Rav Kook applies this principle also regarding the condition of religious philosophy, and he writes the following there: “In our day, the demand to know G-d has decreased, and this decrease has caused led to negligence and superficiality in our approach to theology. That same superficiality has led to a breakdown in man’s understanding of the spirit, and to the distortion of the concepts required for man to achieve perfection as far as Torah and G-d’s name.
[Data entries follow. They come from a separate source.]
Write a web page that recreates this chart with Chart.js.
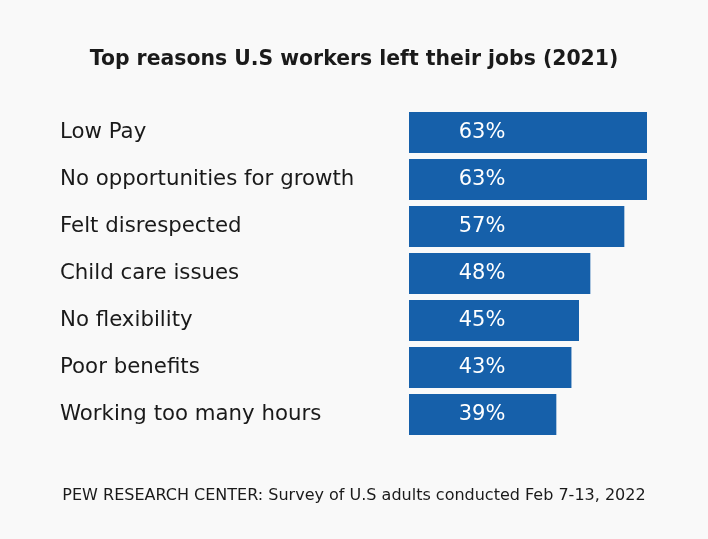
<!DOCTYPE html>
<html>
<head>
<meta charset="utf-8">
<script src="https://cdn.jsdelivr.net/npm/chart.js@4"></script>
<style>
  html, body { margin:0; padding:0; background:#f9f9f9; }
  #wrap { width:708px; height:539px; position:relative; }
</style>
</head>
<body>
<div id="wrap"><canvas id="chart"></canvas></div>
<script>
const reasons = ['Low Pay','No opportunities for growth','Felt disrespected','Child care issues','No flexibility','Poor benefits','Working too many hours'];
const shares = [63, 63, 57, 48, 45, 43, 39];
const TITLE = 'Top reasons U.S workers left their jobs (2021)';
const SOURCE = 'PEW RESEARCH CENTER: Survey of U.S adults conducted Feb 7-13, 2022';

const FONT = "'DejaVu Sans', sans-serif";
const INK = '#1a1a1a';

// white value labels near the start of each bar
const valueLabels = {
  id: 'valueLabels',
  afterDatasetsDraw(chart){
    const ctx = chart.ctx;
    const meta = chart.getDatasetMeta(0);
    ctx.save();
    ctx.font = '21px ' + FONT;
    ctx.fillStyle = '#ffffff';
    ctx.textAlign = 'center';
    ctx.textBaseline = 'middle';
    meta.data.forEach((bar, i) => {
      ctx.fillText(shares[i] + '%', bar.base + 73, bar.y + 0.5);
    });
    ctx.restore();
  }
};

// title + source line, centred on the whole canvas
const headings = {
  id: 'headings',
  afterDraw(chart){
    const ctx = chart.ctx;
    const cx = chart.width / 2;
    ctx.save();
    ctx.fillStyle = INK;
    ctx.textAlign = 'center';
    ctx.textBaseline = 'middle';
    ctx.font = 'bold 20.4px ' + FONT;
    ctx.fillText(TITLE, cx, 60);
    ctx.font = '16px ' + FONT;
    ctx.fillText(SOURCE, cx, 496);
    ctx.restore();
  }
};

new Chart(document.getElementById('chart'), {
  type: 'bar',
  data: {
    labels: reasons,
    datasets: [{ data: shares, backgroundColor: '#1660aa', borderWidth: 0, barPercentage: 0.872, categoryPercentage: 1 }]
  },
  options: {
    indexAxis: 'y',
    responsive: true,
    maintainAspectRatio: false,
    animation: false,
    layout: { padding: { left: 60, right: 61, top: 109, bottom: 101 } },
    scales: {
      x: { min: 0, max: 63, display: false },
      y: {
        grid: { display: false },
        border: { display: false },
        ticks: { crossAlign: 'far', color: INK, font: { family: FONT, size: 21.3 }, padding: 0 },
        afterFit(scale){ scale.width = 349; }
      }
    },
    plugins: {
      legend: { display: false },
      tooltip: { enabled: false }
    }
  },
  plugins: [valueLabels, headings]
});
</script>
</body>
</html>
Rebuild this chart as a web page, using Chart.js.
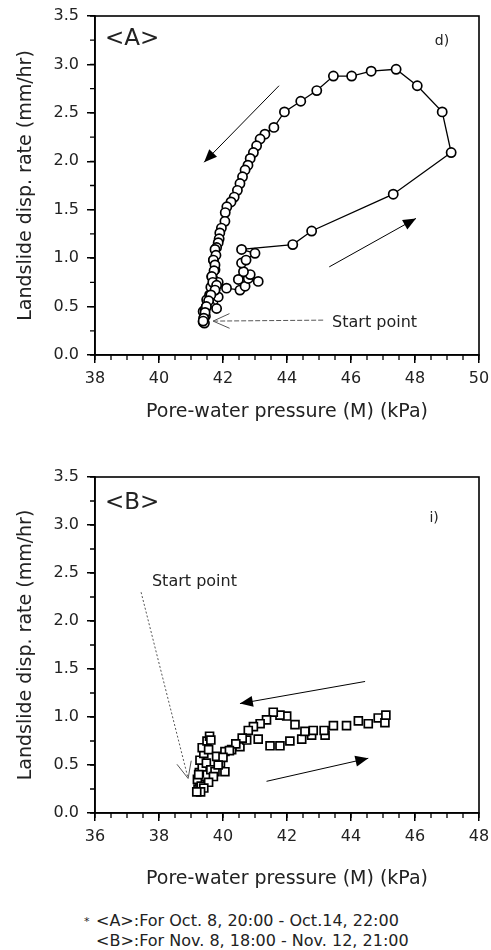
<!DOCTYPE html>
<html>
<head>
<meta charset="utf-8">
<script src="https://cdn.jsdelivr.net/npm/chart.js@4.4.0/dist/chart.umd.min.js"></script>
<style>
body { margin:0; background:#fff; width:491px; height:950px; position:relative; overflow:hidden; font-family:"DejaVu Sans"; color:#222; }
canvas { position:absolute; left:0; }
#cA { top:0; }
#cB { top:460px; }
.note { position:absolute; font-size:16px; line-height:20px; white-space:pre; }
</style>
</head>
<body>
<canvas id="cA" width="491" height="430"></canvas>
<canvas id="cB" width="491" height="435"></canvas>
<div class="note" style="left:84px; top:912px; font-size:11px">*</div>
<div class="note" style="left:96px; top:911px">&lt;A&gt;:For Oct. 8, 20:00 - Oct.14, 22:00</div>
<div class="note" style="left:96px; top:931px">&lt;B&gt;:For Nov. 8, 18:00 - Nov. 12, 21:00</div>
<script>
// <A> Oct. 8 - Oct. 14, circles joined in time order
const pressureA = [41.38, 41.40, 41.42, 41.45, 41.38, 41.48, 41.44, 41.49, 41.58, 41.80,
	41.85, 41.75, 41.62, 41.80, 41.65, 41.75, 41.70, 41.85, 42.11, 42.53,
	42.69, 42.48, 42.79, 43.10, 42.85, 42.64, 42.58, 42.72, 43.00, 42.58,
	44.18, 44.77, 47.32, 49.13, 48.85, 48.07, 47.41, 46.63, 46.02, 45.45,
	44.93, 44.43, 43.92, 43.59, 43.31, 43.16, 43.05, 42.95, 42.85, 42.78,
	42.69, 42.61, 42.53, 42.45, 42.35, 42.25, 42.12, 42.07, 42.06, 41.95,
	41.90, 41.88, 41.85, 41.80, 41.75, 41.78, 41.70, 41.75, 41.72, 41.65,
	41.68, 41.80, 41.75, 41.62, 41.55, 41.48, 41.44, 41.40, 41.38]
const rateA = [0.34, 0.38, 0.33, 0.40, 0.45, 0.50, 0.47, 0.57, 0.62, 0.48,
	0.60, 0.67, 0.70, 0.72, 0.81, 0.88, 0.98, 0.75, 0.69, 0.67,
	0.71, 0.78, 0.79, 0.76, 0.83, 0.86, 0.95, 0.98, 1.05, 1.09,
	1.14, 1.28, 1.66, 2.09, 2.51, 2.78, 2.95, 2.93, 2.88, 2.88,
	2.73, 2.62, 2.51, 2.35, 2.28, 2.23, 2.16, 2.09, 2.03, 1.96,
	1.91, 1.84, 1.77, 1.70, 1.63, 1.58, 1.53, 1.47, 1.38, 1.31,
	1.26, 1.20, 1.16, 1.11, 1.09, 1.03, 0.98, 0.93, 0.87, 0.81,
	0.75, 0.72, 0.67, 0.62, 0.56, 0.50, 0.44, 0.38, 0.35]

// <B> Nov. 8 - Nov. 12, squares
const pressureB = [39.22, 39.28, 39.20, 39.32, 39.26, 39.35, 39.28, 39.40, 39.35, 39.50,
	39.58, 39.62, 39.55, 39.48, 39.62, 39.75, 40.06, 39.92, 39.80, 40.06,
	40.27, 40.53, 40.74, 41.10, 41.47, 41.78, 42.09, 42.46, 42.77, 43.19,
	43.45, 43.86, 44.23, 44.54, 44.85, 45.06, 45.09, 43.16, 42.82, 42.56,
	42.25, 41.99, 41.78, 41.57, 41.36, 41.16, 40.95, 40.79, 40.60, 40.40,
	40.20, 40.00, 39.85, 39.70, 39.55, 39.40, 39.30, 39.18, 39.24]
const rateB = [0.25, 0.30, 0.35, 0.28, 0.42, 0.48, 0.55, 0.62, 0.68, 0.75,
	0.80, 0.76, 0.66, 0.52, 0.45, 0.43, 0.43, 0.52, 0.59, 0.64,
	0.66, 0.69, 0.76, 0.77, 0.70, 0.70, 0.75, 0.77, 0.81, 0.81,
	0.91, 0.91, 0.96, 0.93, 0.99, 0.94, 1.02, 0.86, 0.86, 0.85,
	0.92, 1.01, 1.02, 1.05, 0.97, 0.93, 0.90, 0.86, 0.78, 0.72,
	0.65, 0.58, 0.50, 0.38, 0.32, 0.26, 0.22, 0.22, 0.40]

const yTicks = [0, 0.5, 1.0, 1.5, 2.0, 2.5, 3.0, 3.5]

const FONT = '"DejaVu Sans", sans-serif'

function arrow(ctx, x1, y1, x2, y2, open) {
	const ang = Math.atan2(y2 - y1, x2 - x1)
	ctx.beginPath()
	ctx.moveTo(x1, y1)
	ctx.lineTo(x2, y2)
	ctx.stroke()
	if (open) {
		ctx.setLineDash([])
		ctx.beginPath()
		ctx.moveTo(x2 + 18 * Math.cos(ang + Math.PI - 0.42), y2 + 18 * Math.sin(ang + Math.PI - 0.42))
		ctx.lineTo(x2, y2)
		ctx.lineTo(x2 + 18 * Math.cos(ang + Math.PI + 0.42), y2 + 18 * Math.sin(ang + Math.PI + 0.42))
		ctx.stroke()
	} else {
		ctx.beginPath()
		ctx.moveTo(x2, y2)
		ctx.lineTo(x2 + 14 * Math.cos(ang + Math.PI - 0.4), y2 + 14 * Math.sin(ang + Math.PI - 0.4))
		ctx.lineTo(x2 + 14 * Math.cos(ang + Math.PI + 0.4), y2 + 14 * Math.sin(ang + Math.PI + 0.4))
		ctx.closePath()
		ctx.fill()
	}
}

const decoPlugin = {
	id: 'deco',
	afterDatasetsDraw(chart, args, o) {
		const {ctx, chartArea: a, scales: {x, y}} = chart
		ctx.save()
		ctx.strokeStyle = '#000'
		ctx.fillStyle = '#000'
		ctx.lineWidth = 1.6
		ctx.strokeRect(a.left, a.top, a.right - a.left, a.bottom - a.top)
		// minor ticks
		ctx.lineWidth = 1.3
		ctx.beginPath()
		for (let v = x.min; v <= x.max + 1e-9; v += 0.5) {
			const px = x.getPixelForValue(v)
			ctx.moveTo(px, a.bottom)
			ctx.lineTo(px, a.bottom + 5)
		}
		for (let v = y.min; v <= y.max + 1e-9; v += 0.25) {
			const py = y.getPixelForValue(v)
			ctx.moveTo(a.left, py)
			ctx.lineTo(a.left - 5, py)
		}
		ctx.stroke()
		// direction arrows
		ctx.lineWidth = 1
		o.arrows.forEach(r => arrow(ctx, x.getPixelForValue(r[0]), y.getPixelForValue(r[1]),
			x.getPixelForValue(r[2]), y.getPixelForValue(r[3]), false))
		// start point pointer
		const s = o.start
		ctx.strokeStyle = '#555'
		ctx.lineWidth = 1
		ctx.setLineDash(s.dash)
		arrow(ctx, x.getPixelForValue(s.line[0]), y.getPixelForValue(s.line[1]),
			x.getPixelForValue(s.line[2]), y.getPixelForValue(s.line[3]), true)
		ctx.setLineDash([])
		// texts
		ctx.fillStyle = '#222'
		ctx.textBaseline = 'middle'
		ctx.textAlign = 'left'
		o.texts.forEach(t => {
			ctx.font = t[3] + 'px ' + FONT
			ctx.fillText(t[0], x.getPixelForValue(t[1]), y.getPixelForValue(t[2]))
		})
		ctx.restore()
	}
}

function makeChart(id, xs, ys, xmin, xmax, pt, radius, line, plotBottom, titlePad, padTop, notes) {
	const H = document.getElementById(id).height
	return new Chart(document.getElementById(id), {
		type: 'scatter',
		data: {
			datasets: [{
				data: xs.map((v, i) => ({x: v, y: ys[i]})),
				showLine: line,
				borderColor: '#000',
				borderWidth: 1.3,
				backgroundColor: '#fff',
				pointStyle: pt,
				pointRadius: radius,
				pointBorderWidth: 1.7,
				pointBorderColor: '#000',
				pointBackgroundColor: '#fff'
			}]
		},
		options: {
			responsive: false,
			animation: false,
			devicePixelRatio: 1,
			layout: {padding: {top: padTop, right: 12, left: 0, bottom: 0}},
			plugins: {legend: {display: false}, tooltip: {enabled: false}, deco: notes},
			scales: {
				x: {
					type: 'linear', min: xmin, max: xmax,
					afterFit: s => { s.height = H - plotBottom; s.paddingRight = 0; s.paddingLeft = 0 },
					ticks: {stepSize: 2, color: '#222', padding: 6, font: {family: FONT, size: 16}},
					grid: {drawOnChartArea: false, tickLength: 8, color: '#000', lineWidth: 1.5},
					border: {color: '#000', width: 1.6},
					title: {display: true, text: 'Pore-water pressure (M) (kPa)', color: '#222',
						font: {family: FONT, size: 19}, padding: {top: 0, bottom: titlePad}}
				},
				y: {
					type: 'linear', min: 0, max: 3.5,
					afterFit: s => { s.width = 95; s.paddingTop = 0; s.paddingBottom = 0 },
					afterBuildTicks: s => { s.ticks = yTicks.map(v => ({value: v})) },
					ticks: {color: '#222', padding: 8, font: {family: FONT, size: 16},
						callback: v => v.toFixed(1)},
					grid: {drawOnChartArea: false, tickLength: 8, color: '#000', lineWidth: 1.5},
					border: {color: '#000', width: 1.6},
					title: {display: true, text: 'Landslide disp. rate (mm/hr)', color: '#222',
						font: {family: FONT, size: 19}, padding: {top: 15, bottom: 0}}
				}
			}
		},
		plugins: [decoPlugin]
	})
}

makeChart('cA', pressureA, rateA, 38, 50, 'circle', 4.6, true, 355, 7, 16, {
	arrows: [[43.75, 2.78, 41.41, 1.99], [45.32, 0.91, 48.03, 1.41]],
	start: {line: [45.13, 0.36, 41.69, 0.35], dash: [5, 2]},
	texts: [['<A>', 38.31, 3.26, 23], ['d)', 48.62, 3.24, 14], ['Start point', 45.41, 0.33, 16]]
})

makeChart('cB', pressureB, rateB, 36, 48, 'rect', 5.6, false, 353, 5, 17, {
	arrows: [[44.44, 1.37, 40.53, 1.14], [41.36, 0.33, 44.54, 0.57]],
	start: {line: [37.44, 2.30, 38.91, 0.36], dash: [2, 2]},
	texts: [['<B>', 36.31, 3.23, 23], ['i)', 46.45, 3.07, 14], ['Start point', 37.78, 2.41, 16]]
})
</script>
</body>
</html>
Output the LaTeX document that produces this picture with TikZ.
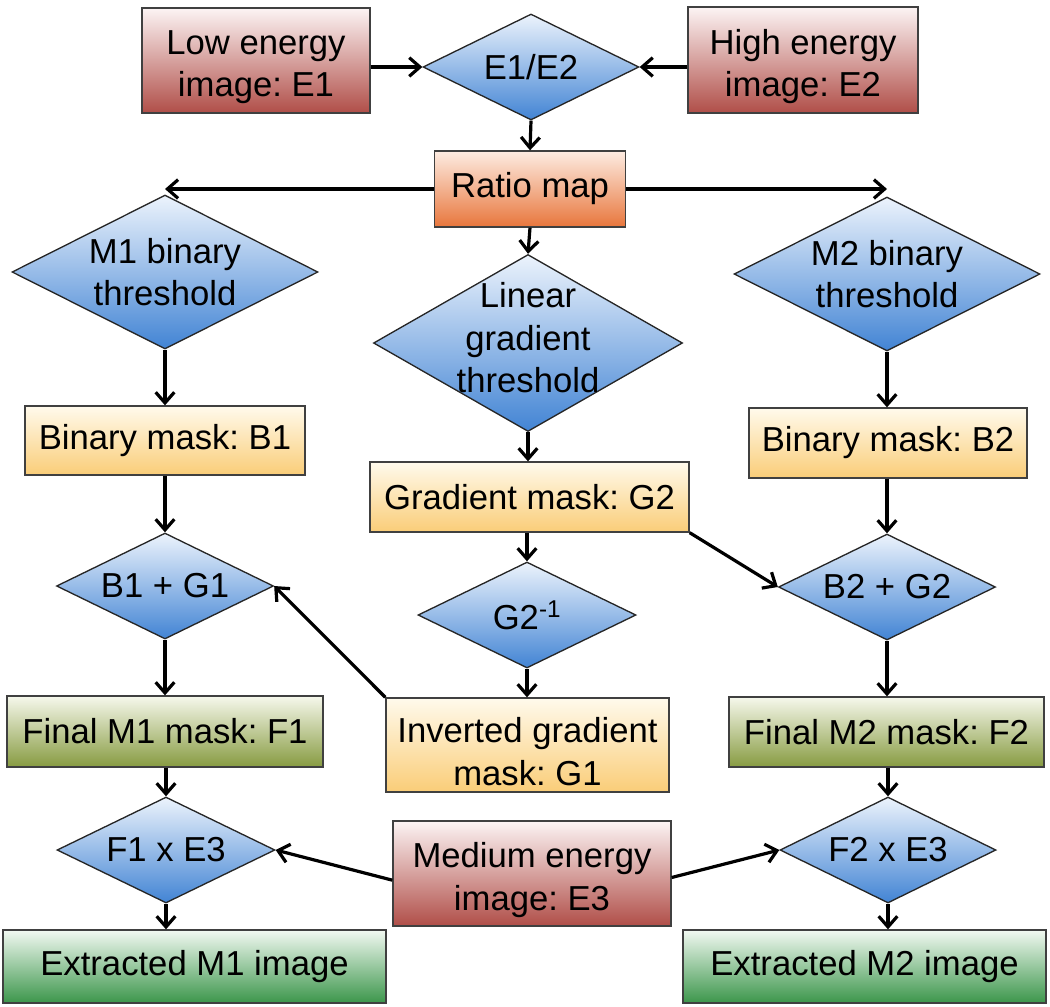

“These distortions are mostly found precisely amongst Jews of full faith, those who are inherently good, with a proclivity for bearing the yoke of Torah and faith, either due to their inherent goodness or to the good education they received in the proper path. It is precisely they who cause philosophical chaff to mix in with the grain. Moreover, it is precisely the innocence of these people of full faith, whose spiritual outlook is blighted with weeds, which prevents them from being aroused on their own to examine their conceptual world as far as knowing G-d. And since our religious philosophy has to be purified, Divine Providence employs the brash attacks of the impudent of our generation. Thus, their influence will increase, and by their impudence they will remove from the public agenda the distortions in our philosophical faith.”

This option, writes Rav Kook, might be painful, but there is also another way to blunt the brash attacks of the impudent, and that is if those who seek G-d toil to achieve purity and truth in their concepts of faith and the ramifications deriving from them. The more all-encompassing will be the clarification process, the less need there will be of the ‘service’ provided by the impudent in purifying faith. When their task is completed, wickedness will then automatically fall away to nothingness when there is no longer any need of it.

Pursuing this thought, that negative phenomena can be rectified not by war but by a positive approach, we can understand Rav Kook’s guidance when he wrote: “Pristine saints do not complain about wickedness, but increase justice. They do not complain about heresy, but increase faith. They do not complain about ignorance, but increase wisdom” (Erpalei Tohar, page 39).